This was also the stand of the Board of Education upon reviewing Senate Bill 16-36 which will amend Public Law 15-61 to allow the Retirement Fund to pay pension proportionate to employer’s contribution.
BOE Chairwoman Lucy Blanco-Maratita, in a letter to the Legislature, said PSS cannot support the legislation, saying the school system has already been placed in a difficult position through the enactment of P.L. 15-61 which allows government agencies to remit an employee’s retirement contribution rate of 11 percent instead of 36 percent.
According to BOE, the Senate bill will penalize the school system’s employees because the Fund still requires a certain payment level to be achieved before an employee can access their benefits, and when a payment is late or deficient, penalties and late fees are attached.
Prior to the enactment of P.L. 15-61, PSS was current in employee contributions.
It wasn’t until the enactment of the law that the retirement benefits of PSS employees became threatened, BOE said.
This fiscal year, PSS projects a $7.6 million unfunded liability to the Retirement Fund.
Blanco-Maratita also noted that a provision of S.B. 16-36 mandates that a member’s full time employment position “shall remain unfilled upon the retirement of the member….”
“The way this provision is written,” she added, “PSS would not be able to fill vacant positions as they become open. PSS would be precluded from filling positions of critically needed personnel until the previous employer’s contribution is paid off.”

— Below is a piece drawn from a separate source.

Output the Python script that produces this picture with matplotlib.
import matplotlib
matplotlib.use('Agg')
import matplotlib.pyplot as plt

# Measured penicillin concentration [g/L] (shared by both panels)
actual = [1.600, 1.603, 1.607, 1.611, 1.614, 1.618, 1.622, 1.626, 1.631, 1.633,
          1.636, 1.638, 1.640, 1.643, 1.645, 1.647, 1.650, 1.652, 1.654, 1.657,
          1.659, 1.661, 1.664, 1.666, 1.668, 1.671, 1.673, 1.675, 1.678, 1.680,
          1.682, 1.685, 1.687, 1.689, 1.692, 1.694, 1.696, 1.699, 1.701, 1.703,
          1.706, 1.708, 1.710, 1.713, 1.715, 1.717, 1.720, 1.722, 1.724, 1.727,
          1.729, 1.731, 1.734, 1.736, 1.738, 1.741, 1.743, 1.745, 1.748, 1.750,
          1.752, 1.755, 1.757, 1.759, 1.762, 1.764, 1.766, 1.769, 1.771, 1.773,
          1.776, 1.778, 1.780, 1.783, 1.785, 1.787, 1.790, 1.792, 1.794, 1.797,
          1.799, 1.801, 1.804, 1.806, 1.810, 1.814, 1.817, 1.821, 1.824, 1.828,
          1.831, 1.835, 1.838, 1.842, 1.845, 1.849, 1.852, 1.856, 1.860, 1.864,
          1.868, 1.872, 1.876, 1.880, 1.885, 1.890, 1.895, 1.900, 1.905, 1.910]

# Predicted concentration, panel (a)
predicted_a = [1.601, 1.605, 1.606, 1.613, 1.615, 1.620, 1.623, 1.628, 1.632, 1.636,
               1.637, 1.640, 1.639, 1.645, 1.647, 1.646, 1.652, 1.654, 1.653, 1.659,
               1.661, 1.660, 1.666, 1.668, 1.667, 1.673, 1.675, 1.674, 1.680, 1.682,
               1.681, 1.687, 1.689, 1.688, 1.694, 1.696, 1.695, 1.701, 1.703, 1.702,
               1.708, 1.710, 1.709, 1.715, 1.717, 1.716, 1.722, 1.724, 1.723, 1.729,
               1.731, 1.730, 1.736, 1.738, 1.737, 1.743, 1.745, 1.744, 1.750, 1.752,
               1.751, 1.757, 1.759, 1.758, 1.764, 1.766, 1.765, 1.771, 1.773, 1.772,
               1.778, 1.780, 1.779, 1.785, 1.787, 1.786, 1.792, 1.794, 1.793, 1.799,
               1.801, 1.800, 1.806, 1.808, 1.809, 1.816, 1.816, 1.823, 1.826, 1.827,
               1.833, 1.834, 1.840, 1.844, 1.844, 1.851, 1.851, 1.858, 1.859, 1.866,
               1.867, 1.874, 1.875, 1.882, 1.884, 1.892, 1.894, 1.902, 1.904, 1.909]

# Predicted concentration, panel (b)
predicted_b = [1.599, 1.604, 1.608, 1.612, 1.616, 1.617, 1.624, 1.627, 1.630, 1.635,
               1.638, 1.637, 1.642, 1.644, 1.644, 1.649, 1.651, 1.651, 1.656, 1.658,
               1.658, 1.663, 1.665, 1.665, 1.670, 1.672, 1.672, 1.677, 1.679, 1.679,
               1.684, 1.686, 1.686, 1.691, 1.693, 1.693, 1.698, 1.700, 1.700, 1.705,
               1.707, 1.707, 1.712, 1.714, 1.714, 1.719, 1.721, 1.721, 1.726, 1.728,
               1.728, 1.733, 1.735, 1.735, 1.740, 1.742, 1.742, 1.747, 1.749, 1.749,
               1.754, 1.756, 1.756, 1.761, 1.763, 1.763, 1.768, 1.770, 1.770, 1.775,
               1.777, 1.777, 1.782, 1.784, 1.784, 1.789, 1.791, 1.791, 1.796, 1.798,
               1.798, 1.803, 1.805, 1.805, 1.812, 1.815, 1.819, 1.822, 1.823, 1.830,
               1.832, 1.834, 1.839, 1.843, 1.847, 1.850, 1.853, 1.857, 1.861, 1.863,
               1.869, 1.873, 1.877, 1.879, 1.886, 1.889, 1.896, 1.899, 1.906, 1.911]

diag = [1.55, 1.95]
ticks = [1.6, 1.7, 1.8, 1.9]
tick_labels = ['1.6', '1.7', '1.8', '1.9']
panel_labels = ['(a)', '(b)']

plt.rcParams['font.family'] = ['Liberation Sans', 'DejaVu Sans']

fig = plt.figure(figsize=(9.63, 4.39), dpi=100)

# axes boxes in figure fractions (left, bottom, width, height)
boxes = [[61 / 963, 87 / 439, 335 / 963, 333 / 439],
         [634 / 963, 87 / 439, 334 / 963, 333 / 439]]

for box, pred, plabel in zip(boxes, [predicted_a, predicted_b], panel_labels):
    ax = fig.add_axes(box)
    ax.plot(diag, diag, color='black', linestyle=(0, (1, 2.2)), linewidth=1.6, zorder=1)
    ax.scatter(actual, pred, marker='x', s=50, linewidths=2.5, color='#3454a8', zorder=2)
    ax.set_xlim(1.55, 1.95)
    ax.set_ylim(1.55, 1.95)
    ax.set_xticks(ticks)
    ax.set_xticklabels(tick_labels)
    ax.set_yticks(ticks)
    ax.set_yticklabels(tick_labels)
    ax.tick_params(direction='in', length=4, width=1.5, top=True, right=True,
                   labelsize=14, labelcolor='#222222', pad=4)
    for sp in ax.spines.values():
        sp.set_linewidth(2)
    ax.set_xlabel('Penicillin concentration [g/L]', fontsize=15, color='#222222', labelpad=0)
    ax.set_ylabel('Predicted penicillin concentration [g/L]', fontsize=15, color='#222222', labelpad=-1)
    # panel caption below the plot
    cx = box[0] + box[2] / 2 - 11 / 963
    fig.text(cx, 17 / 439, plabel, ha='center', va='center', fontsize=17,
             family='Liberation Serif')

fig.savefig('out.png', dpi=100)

Under the bill, the Fund “shall apply the salary received from the unfilled employee FTE to the member’s deficient employer contribution and the employer may fill the vacant position only upon full payment of the deficient contribution and certification by joint resolution from the Legislature.”
The board said that this specific provision will have a “devastating” effect on PSS.

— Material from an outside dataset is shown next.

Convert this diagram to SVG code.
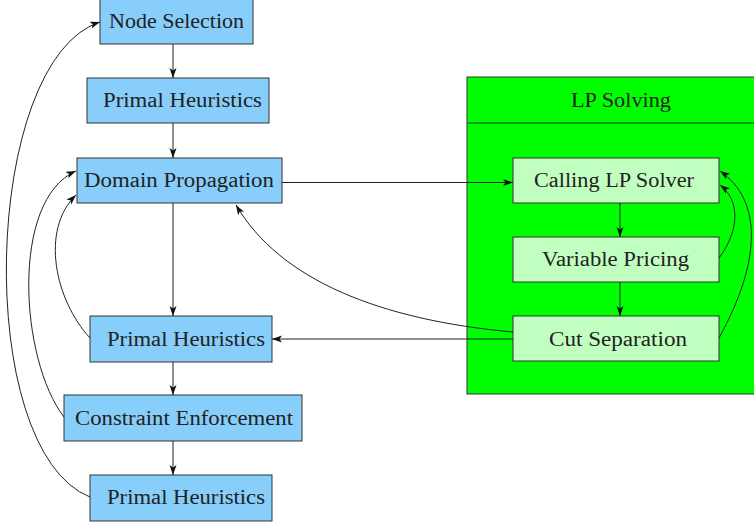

“PSS would be unable to replace retiring personnel; however, PSS is not exempted from providing a free compulsory education to all students from ages 6-16 and even longer amount of time to our special needs students. This is unacceptable,” Blanco-Maratita said.
She added that several PSS employees get their salaries from federal funds and grants.
The regulations guiding how federal funds are to be spent are very restrictive and would most likely prohibit using federal funds to pay the CNMI’s Retirement Fund, she said.
“Requiring PSS to pay for what essentially amounts to a ‘ghost employee’ may jeopardize PSS from being able to secure future federal funds and grant,” she added.
Another concern is the proposed timeline in getting the “certification” to fill vacant positions, which the board described as “very problematic.”
“Time is of the essence in order to ensure a seamless transition for our school system,” Blanco-Maratita said.
She said the Legislature should exempt PSS from this bill or insert a provision that waives the interest that PSS must remit to the Retirement Fund.